‘Buy-to-let’ rooms at north Antrim care home only one element of RQIA concern

Northern Ireland’s health watchdog has said the welfare of residents at a Ballymoney care home remains its main priority after it ordered the closure of the facility.

Court Care Home in Ballymoney. Google image
Court Care Home in Ballymoney. Google image

The RQIA withdrew the operator’s licence for the Court Care Home after a number of concerns raised about its financial viability – including rooms being offered as buy-to-let investments.

However, the regulator has also said that the ‘invest in rooms’ scheme was “only one element of our wider concerns” in relation to the ongoing stability of the home.

Although such a scheme is not unlawful, some have questioned whether it is appropriate for a care home operator.

The regulator has said it did not receive the “necessary assurances” that would enable the home to continue operating.

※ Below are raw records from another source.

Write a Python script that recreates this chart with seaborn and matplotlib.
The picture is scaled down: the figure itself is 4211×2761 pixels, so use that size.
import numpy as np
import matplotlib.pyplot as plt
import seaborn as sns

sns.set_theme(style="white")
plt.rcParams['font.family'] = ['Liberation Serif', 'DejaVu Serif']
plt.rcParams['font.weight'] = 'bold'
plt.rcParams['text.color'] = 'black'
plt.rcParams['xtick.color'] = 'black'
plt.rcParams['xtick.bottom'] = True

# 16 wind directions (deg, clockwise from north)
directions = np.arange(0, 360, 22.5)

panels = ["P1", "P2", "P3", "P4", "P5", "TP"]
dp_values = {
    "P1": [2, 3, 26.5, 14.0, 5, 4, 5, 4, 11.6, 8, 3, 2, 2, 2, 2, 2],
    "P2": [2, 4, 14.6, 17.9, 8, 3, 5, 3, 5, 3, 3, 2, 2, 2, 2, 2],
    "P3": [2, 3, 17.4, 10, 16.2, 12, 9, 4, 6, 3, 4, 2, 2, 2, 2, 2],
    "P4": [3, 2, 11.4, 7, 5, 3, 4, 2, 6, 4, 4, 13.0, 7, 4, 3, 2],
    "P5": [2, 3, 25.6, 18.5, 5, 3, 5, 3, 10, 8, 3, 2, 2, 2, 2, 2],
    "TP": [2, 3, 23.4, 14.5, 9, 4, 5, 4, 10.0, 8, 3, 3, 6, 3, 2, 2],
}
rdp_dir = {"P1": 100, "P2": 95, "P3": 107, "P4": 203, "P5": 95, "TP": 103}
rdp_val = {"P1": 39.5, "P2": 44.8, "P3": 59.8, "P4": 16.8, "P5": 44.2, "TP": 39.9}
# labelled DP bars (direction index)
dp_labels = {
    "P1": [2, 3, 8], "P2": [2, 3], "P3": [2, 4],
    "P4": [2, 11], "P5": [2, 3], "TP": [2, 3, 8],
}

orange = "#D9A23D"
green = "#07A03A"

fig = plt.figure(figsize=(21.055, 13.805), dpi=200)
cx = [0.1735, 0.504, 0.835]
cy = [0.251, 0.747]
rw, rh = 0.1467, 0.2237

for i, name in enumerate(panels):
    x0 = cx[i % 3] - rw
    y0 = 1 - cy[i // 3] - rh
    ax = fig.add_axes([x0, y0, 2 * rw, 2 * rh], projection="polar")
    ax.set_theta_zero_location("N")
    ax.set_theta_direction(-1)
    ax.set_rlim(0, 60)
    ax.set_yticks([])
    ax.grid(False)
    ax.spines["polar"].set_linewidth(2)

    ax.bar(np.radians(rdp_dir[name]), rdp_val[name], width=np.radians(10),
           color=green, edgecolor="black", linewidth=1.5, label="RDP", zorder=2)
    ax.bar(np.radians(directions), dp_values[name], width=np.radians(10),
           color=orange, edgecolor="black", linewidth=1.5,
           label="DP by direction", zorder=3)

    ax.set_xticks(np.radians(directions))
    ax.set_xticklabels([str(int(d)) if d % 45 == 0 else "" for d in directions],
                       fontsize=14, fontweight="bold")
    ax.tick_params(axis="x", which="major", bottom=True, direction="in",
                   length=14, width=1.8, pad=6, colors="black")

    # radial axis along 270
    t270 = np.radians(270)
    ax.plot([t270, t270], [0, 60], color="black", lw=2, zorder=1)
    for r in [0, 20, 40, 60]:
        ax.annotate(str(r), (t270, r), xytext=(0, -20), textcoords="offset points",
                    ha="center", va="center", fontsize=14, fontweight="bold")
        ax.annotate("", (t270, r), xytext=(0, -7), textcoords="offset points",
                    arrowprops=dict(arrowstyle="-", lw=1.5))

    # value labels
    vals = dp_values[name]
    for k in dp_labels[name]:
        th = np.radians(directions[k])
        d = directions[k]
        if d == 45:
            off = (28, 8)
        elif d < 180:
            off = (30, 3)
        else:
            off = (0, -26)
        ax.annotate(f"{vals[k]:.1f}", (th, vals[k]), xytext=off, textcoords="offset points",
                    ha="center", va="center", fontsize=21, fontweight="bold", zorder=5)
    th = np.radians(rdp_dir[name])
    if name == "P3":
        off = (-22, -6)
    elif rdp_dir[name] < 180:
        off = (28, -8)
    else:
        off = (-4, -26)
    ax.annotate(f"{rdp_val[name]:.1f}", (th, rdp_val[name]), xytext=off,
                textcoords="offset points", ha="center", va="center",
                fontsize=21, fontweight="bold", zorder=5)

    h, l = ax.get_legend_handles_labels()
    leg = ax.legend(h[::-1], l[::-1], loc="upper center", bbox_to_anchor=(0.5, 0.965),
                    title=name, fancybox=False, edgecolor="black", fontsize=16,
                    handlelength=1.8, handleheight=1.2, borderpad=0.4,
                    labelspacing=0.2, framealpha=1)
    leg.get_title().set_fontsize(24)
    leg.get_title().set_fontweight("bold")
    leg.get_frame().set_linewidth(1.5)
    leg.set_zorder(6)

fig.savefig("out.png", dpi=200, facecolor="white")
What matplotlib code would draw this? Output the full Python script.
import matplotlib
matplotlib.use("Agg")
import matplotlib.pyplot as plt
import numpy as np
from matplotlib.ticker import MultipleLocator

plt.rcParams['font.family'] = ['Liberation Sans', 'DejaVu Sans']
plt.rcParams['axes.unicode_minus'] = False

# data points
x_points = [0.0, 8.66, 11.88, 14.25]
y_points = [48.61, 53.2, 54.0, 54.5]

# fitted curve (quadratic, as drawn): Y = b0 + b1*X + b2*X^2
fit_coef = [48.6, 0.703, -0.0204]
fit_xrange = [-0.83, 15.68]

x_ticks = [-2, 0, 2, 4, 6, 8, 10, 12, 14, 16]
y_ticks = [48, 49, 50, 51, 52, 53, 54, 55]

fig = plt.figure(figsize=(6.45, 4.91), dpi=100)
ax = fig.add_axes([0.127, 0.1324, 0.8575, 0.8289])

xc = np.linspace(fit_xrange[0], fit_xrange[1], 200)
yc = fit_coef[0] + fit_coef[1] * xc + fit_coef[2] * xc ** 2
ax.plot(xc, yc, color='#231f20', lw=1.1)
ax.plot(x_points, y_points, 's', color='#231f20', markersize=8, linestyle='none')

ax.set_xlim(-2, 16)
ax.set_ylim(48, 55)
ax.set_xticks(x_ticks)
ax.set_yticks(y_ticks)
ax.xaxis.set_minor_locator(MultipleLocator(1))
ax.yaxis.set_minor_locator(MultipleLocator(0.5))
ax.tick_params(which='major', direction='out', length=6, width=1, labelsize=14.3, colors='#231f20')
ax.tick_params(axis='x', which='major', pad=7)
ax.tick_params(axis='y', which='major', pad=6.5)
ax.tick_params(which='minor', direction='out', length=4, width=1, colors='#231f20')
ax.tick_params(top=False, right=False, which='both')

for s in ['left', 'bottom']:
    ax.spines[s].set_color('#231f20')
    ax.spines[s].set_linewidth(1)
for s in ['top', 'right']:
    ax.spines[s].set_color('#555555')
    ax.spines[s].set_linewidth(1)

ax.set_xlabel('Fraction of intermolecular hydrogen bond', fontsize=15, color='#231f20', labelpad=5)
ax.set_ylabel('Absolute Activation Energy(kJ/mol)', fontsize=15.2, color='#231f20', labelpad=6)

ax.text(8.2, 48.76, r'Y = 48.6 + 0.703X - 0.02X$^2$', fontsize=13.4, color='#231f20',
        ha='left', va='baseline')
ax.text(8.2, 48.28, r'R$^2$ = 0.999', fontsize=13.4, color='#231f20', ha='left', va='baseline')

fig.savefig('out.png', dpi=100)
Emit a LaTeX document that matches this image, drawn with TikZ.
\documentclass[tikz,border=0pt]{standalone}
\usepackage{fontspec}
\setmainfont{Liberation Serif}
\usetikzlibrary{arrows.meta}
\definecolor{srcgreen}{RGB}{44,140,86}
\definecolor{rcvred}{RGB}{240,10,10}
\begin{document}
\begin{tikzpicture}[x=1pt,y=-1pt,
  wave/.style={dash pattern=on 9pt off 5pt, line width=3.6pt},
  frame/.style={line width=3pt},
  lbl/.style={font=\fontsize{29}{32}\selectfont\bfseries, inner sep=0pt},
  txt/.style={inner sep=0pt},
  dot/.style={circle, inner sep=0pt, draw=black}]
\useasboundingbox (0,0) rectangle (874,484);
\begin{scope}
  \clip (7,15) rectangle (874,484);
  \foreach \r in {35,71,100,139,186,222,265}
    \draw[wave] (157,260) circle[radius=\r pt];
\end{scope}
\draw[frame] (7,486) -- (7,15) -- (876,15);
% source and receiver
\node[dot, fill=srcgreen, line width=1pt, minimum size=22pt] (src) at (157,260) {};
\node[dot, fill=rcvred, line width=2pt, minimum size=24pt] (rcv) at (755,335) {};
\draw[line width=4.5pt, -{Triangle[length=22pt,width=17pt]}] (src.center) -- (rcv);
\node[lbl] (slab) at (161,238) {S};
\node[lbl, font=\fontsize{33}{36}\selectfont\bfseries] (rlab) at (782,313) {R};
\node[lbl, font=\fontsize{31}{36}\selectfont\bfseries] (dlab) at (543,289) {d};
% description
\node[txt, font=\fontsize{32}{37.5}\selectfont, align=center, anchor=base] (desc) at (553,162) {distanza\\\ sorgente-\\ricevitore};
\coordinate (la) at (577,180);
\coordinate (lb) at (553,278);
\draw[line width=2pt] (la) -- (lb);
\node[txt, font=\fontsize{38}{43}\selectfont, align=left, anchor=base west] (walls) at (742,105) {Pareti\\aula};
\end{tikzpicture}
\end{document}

“In recent weeks, the provider has advised us that they are no longer in a position to continue to operate The Court Care Home,” a RQIA spokesman said.

“RQIA has been in regular communication with the current provider during this time, and we have concluded that they are not in a position to provide RQIA with the necessary assurances to enable continued registration.

“In these circumstances the RQIA has issued a Notice of Decision to cancel the registration of the current provider in respect of The Court Care Home.”

He added: “RQIA acknowledges this will be a particularly challenging time for all residents, families and staff at The Court Care Home.

“At all times RQIA’s focus remains on ensuring a safe and reliable service for the residents of this home.”

The home is mainly an old age and dementia facility but can provide nursing care for those with a number of other health conditions.

The Department of Health and Northern Health Trust are now working to transfer almost 30 residents to other suitable care home accommodation.

North Antrim MLA Mervyn Storey has written to both the health minister and the RQIA.

The DUP representative told the BBC: “People need to have clarity that the primary focus of any healthcare setting is about the needs of the residents, not financial arrangements which are nothing to do with their place in that establishment.

“When I spoke to the health minister, he was at pains to assure me that they weren’t aware of it being employed in any other provisions in Northern Ireland, but we absolutely need to be sure.”

He added:“The onus needs to be on the Department of Health, the RQIA and us all collectively because we all have loved ones who are in provisions similar to this.”

Alan Perry of the GMB trade union, said the invest-in-rooms funding model “prioritises profit over people”.